Category Archives: Quotes

Quote of the day

I like this one:

Not everything that counts can be counted, and not everything that can be counted counts.

This is most commonly attributed to Albert Einstein, but the credit for it should probably really go to William Bruce Cameron, a Professor of Sociology.

More info on its history here.

The Razor Returns

I’ve written before about Hanlon’s Razor — one of my favourite aphorisms — but I realise that it was 16 years ago, so perhaps I can be forgiven for returning to it!

It is quoted in various forms and attributed to various people, but the version I heard originally was:

Never attribute to malice that which is adequately explained by stupidity.

Worth repeating to oneself on a regular basis, I find.

On the topic of quotations, though, a longer recent discussion about Hanlon’s Razor on the Farnam Street blog includes this rather nice one from the German general Kurt von Hammerstein-Equord:

I divide my officers into four groups. There are clever, diligent, stupid, and lazy officers. Usually two characteristics are combined. Some are clever and diligent – their place is the General Staff. The next lot are stupid and lazy – they make up 90 percent of every army and are suited to routine duties. Anyone who is both clever and lazy is qualified for the highest leadership duties, because he possesses the intellectual clarity and the composure necessary for difficult decisions.

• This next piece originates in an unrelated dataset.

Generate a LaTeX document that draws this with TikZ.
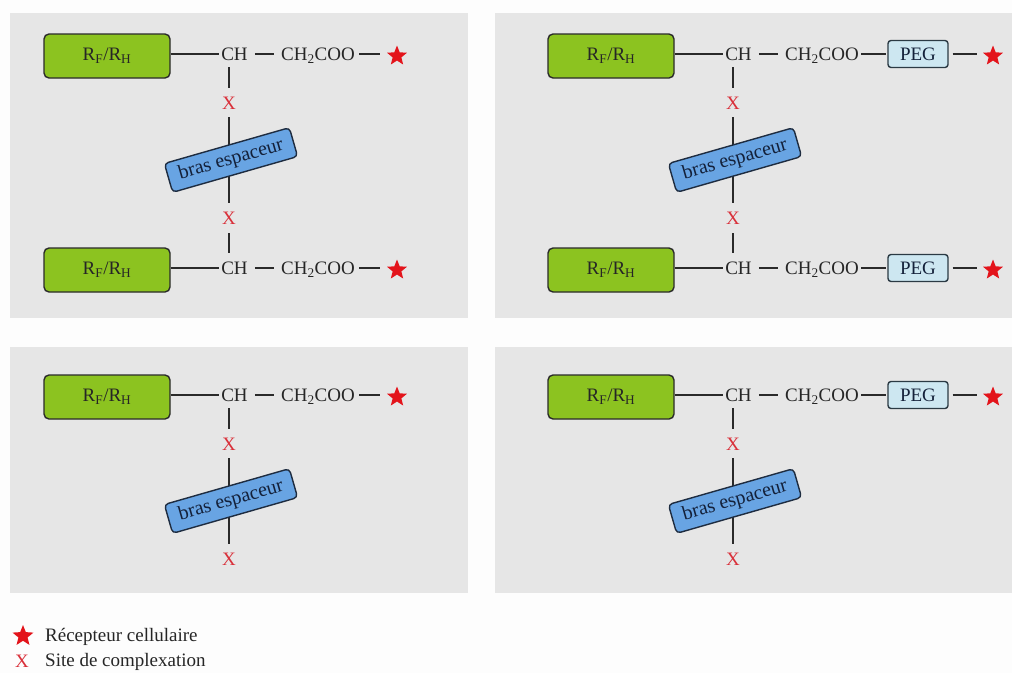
\documentclass[tikz,border=0pt]{standalone}
\usepackage{fontspec}
\setmainfont{Liberation Serif}
\usetikzlibrary{shapes.geometric}
\definecolor{panelgray}{HTML}{E6E6E6}
\definecolor{bgwhite}{HTML}{FDFDFD}
\definecolor{rfgreen}{HTML}{8CC320}
\definecolor{linecol}{HTML}{2A2A2A}
\definecolor{spacerblue}{HTML}{68A4E3}
\definecolor{spacerline}{HTML}{1E2C40}
\definecolor{spacertext}{HTML}{14213A}
\definecolor{pegblue}{HTML}{CDE7F1}
\definecolor{pegline}{HTML}{2B3A44}
\definecolor{starred}{HTML}{E3141B}
\definecolor{xred}{HTML}{D9303A}
\tikzset{
  panel/.style={fill=panelgray, draw=none},
  greenbox/.style={draw=linecol, line width=1.4pt, fill=rfgreen, rounded corners=5pt,
    minimum width=126pt, minimum height=44pt, inner sep=0pt,
    font=\fontsize{19}{22}\selectfont, text=black!85},
  chem/.style={inner sep=0pt, text height=12.6pt, text depth=0pt,
    font=\fontsize{19}{22}\selectfont, text=black!85},
  bond/.style={draw=linecol, line width=1.3pt},
  xsite/.style={inner sep=0pt, text height=12.6pt, text depth=0pt,
    font=\fontsize{19}{22}\selectfont, text=xred},
  spacer/.style={draw=spacerline, fill=spacerblue, line width=1.4pt, rounded corners=4pt,
    rotate=16, minimum width=130pt, minimum height=30pt, inner sep=0pt,
    font=\fontsize{20}{22}\selectfont, text=spacertext},
  pegbox/.style={draw=pegline, fill=pegblue, line width=1.4pt, rounded corners=3pt,
    minimum width=60pt, minimum height=27pt, inner sep=0pt,
    font=\fontsize{19}{22}\selectfont, text=spacertext},
  receptor/.style={star, star points=5, star point ratio=2.3, fill=starred, draw=none,
    inner sep=0pt, minimum size=21pt},
  legendtext/.style={chem, anchor=west},
}
% #1 prefix, #2 x offset, #3 row y, #4 PEG flag
\newcommand\molrow[4]{%
  \node[greenbox] (#1g) at (#2+107,#3+2) {R\textsubscript{F}/R\textsubscript{H}};
  \node[chem] (#1ch) at (#2+234.5,#3) {CH};
  \node[chem] (#1coo) at (#2+318,#3) {CH\textsubscript{2}COO};
  \draw[bond, shorten >=2pt] (#1g.east |- #1ch.center) -- (#1ch.west);
  \draw[bond, shorten <=7pt, shorten >=7pt] (#1ch.east) -- (#1coo.west);
  \ifnum#4=1
    \node[pegbox] (#1peg) at (#2+414,#3) {PEG};
    \node[receptor] (#1st) at (#2+489,#3+2) {};
    \draw[bond, shorten <=2pt, shorten >=1pt] (#1coo.east) -- (#1peg.west);
    \draw[bond, shorten <=4pt, shorten >=16pt] (#1peg.east) -- (#1peg.east -| #1st.center);
  \else
    \node[receptor] (#1st) at (#2+397,#3+2) {};
    \draw[bond, shorten <=4pt, shorten >=17pt] (#1coo.east) -- (#1coo.east -| #1st.center);
  \fi
}
% #1 prefix, #2 CH node, #3 x offset, #4 row y
\newcommand\spacerarm[4]{%
  \coordinate (#1bc) at (#3+231,#4+106);
  \node[xsite] (#1x1) at (#3+229,#4+49) {X};
  \node[xsite] (#1x2) at (#3+229,#4+164) {X};
  \draw[bond, shorten <=13pt, shorten >=15pt] (#1x1.center |- #2.center) -- (#1x1.center);
  \draw[bond, shorten <=14pt] (#1x1.center) -- (#1x1.center |- #1bc);
  \draw[bond, shorten >=15pt] (#1x2.center |- #1bc) -- (#1x2.center);
  \node[spacer] (#1box) at (#1bc) {bras espaceur};
}
\begin{document}
\begin{tikzpicture}[x=1pt, y=-1pt]
  \useasboundingbox[fill=bgwhite] (0,0) rectangle (1012,673);
  % panels
  \path[panel] (10,13) rectangle (468,318);
  \path[panel] (495,13) rectangle (1012,318);
  \path[panel] (10,347) rectangle (468,593);
  \path[panel] (495,347) rectangle (1012,593);
  % top left
  \molrow{a}{0}{54}{0}
  \molrow{b}{0}{268}{0}
  \spacerarm{s1}{ach}{0}{54}
  \draw[bond, shorten <=15pt, shorten >=15pt] (s1x2.center) -- (s1x2.center |- bch.center);
  % top right
  \molrow{c}{504}{54}{1}
  \molrow{d}{504}{268}{1}
  \spacerarm{s2}{cch}{504}{54}
  \draw[bond, shorten <=15pt, shorten >=15pt] (s2x2.center) -- (s2x2.center |- dch.center);
  % bottom left
  \molrow{e}{0}{395}{0}
  \spacerarm{s3}{ech}{0}{395}
  % bottom right
  \molrow{f}{504}{395}{1}
  \spacerarm{s4}{fch}{504}{395}
  % legend
  \node[receptor, minimum size=22pt] (lstar) at (23,636) {};
  \node[xsite] (lx) at (22,661) {X};
  \node[legendtext] (ltxt1) at (45,635) {Récepteur cellulaire};
  \node[legendtext] (ltxt2) at (45,660) {Site de complexation};
\end{tikzpicture}
\end{document}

One must beware of anyone who is stupid and diligent – he must not be entrusted with any responsibility because he will always cause only mischief.

Quote of the day

This one is from Sam Altman:

The hard part of standing on an exponential curve is: when you look backwards, it looks flat, and when you look forward, it looks vertical. And it’s very hard to calibrate how much you are moving because it always looks the same.

Thought for the day

In order to progress, modern society should be treating ruined entrepreneurs in the same way we honor dead soldiers, perhaps not with as much honor, but using the exact same logic. . . .

— Nassim Taleb

Conway’s Law

Somehow, I hadn’t come across Conway’s Law until today, despite the fact that Melvin Conway came up with it when I was still wearing nappies.

Conway’s Law states that:

Organizations which design systems are constrained to produce designs which are copies of the communication structures of these organizations.

Or, as it is often more briefly stated,

Any piece of software reflects the organizational structure that produced it.

If you’ve worked on software of any scale, you will know how true this is! Another nice form is:

If you have four groups working on a compiler, you’ll get a 4-pass compiler.

Brilliant stuff. More information on Conway’s Law and some of its corollaries here.

Quote of the day

Money doesn’t change you. It just reveals who you really are when you no longer have to be nice.

— Tim Ferris

Quote of the day

I like this one:

Success is a lousy teacher. It seduces smart people into thinking they can’t lose.

— Bill Gates

Thought for the day

Reading a second Dan Brown book constitutes the triumph of hope over experience.

Deep thought for the day

All the world’s a toolbox
And all the men and women merely pliers

9 to 5

A couple of nice quotes from this talk by Nicolas Lara on how his company, Lincoln Loop, works (and thrives) despite being small, globally-distributed, and with employees working from home.

This one, I think, is particularly true:

It’s hard to do a really good job on anything you don’t think about in the shower.

– Paul Graham

and, on maintaining a healthy work-life balance:

Every one of us has learned how to send emails on Sunday night. But how many of us know how to go to a movie at 2pm on Mondays? You’ve unbalanced your life without balancing it with something else.

-Ricardo Semler

It’s an interesting talk. I remember a Lullabot podcast from about 18 months ago about how they managed a rather larger but similarly-distributed organisation. Lincoln Loop, though, is not just a distributed company with flexible working hours – it’s one where the finances are open, and where employees, based on their knowledge of how the company is doing, get to choose their own salaries. An interesting concept to ponder.

Or you could always ask Dolly about the more traditional model…

https://www.youtube.com/watch?v=xAQ2SiSAt-A

Quentin’s Law of Photography

The second-best camera is the one you have with you.
The best is the one you have in your hand.

Quote of the day

Today’s inspired thought is from the economist Charles Goodhart. Goodhart’s law states that:

When a measure becomes a target, it ceases to be a good measure.